- Born: Brownsville, Texas, U.S.
- Education: University of Notre Dame (BS) Harvard University (MD)
- Medical career
- Field: Emergency medicine Internal medicine Critical care medicine
- Institutions: San Francisco General Hospital UCSF School of Medicine

= Robert Rodriguez (physician) =

American emergency physician

Robert M. Rodriguez is an American emergency physician working at the San Francisco General Hospital. He is a professor of emergency medicine at the UCSF School of Medicine and was a member of the COVID-19 Advisory Board of U.S. president Joe Biden.

== Early life and education ==
Rodriguez was born in Brownsville, Texas to a Latino family.
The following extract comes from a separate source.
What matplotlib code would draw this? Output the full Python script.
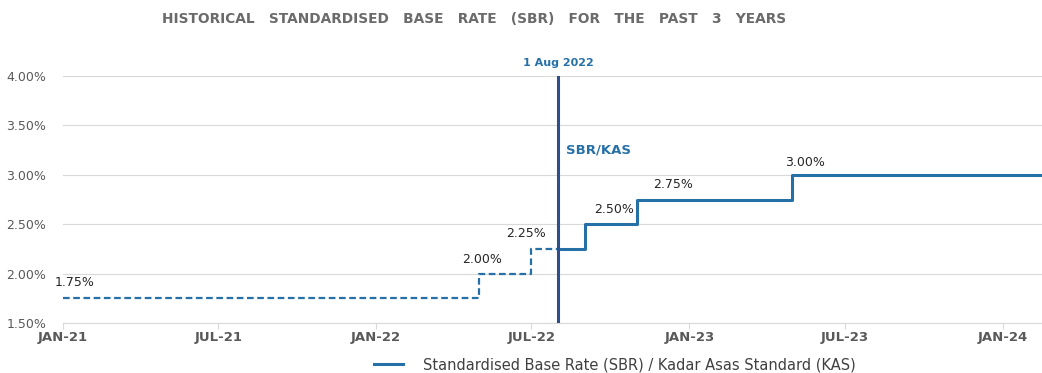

He earned his undergraduate degree at University of Notre Dame and a medical degree at Harvard Medical School. Rodriguez completed a 5-year residency in emergency medicine and internal medicine at Ronald Reagan UCLA Medical Center. He developed an interest in the physiology of critically ill patients and completed a 2-year critical care fellowship at Stanford University Medical Center. Rodriguez is board certified in emergency medicine, internal medicine, and critical care medicine.

== Career ==
Rodriguez is an emergency physician at San Francisco General Hospital and a professor of emergency medicine at the UCSF School of Medicine. In July 2020, Rodriguez treated patients along the Mexico–United States border during the COVID-19 pandemic in Texas. He researched heightened stress and anxiety levels among physicians during the COVID-19 pandemic. In November 2020, he was named to the COVID-19 Advisory Board of President Joe Biden.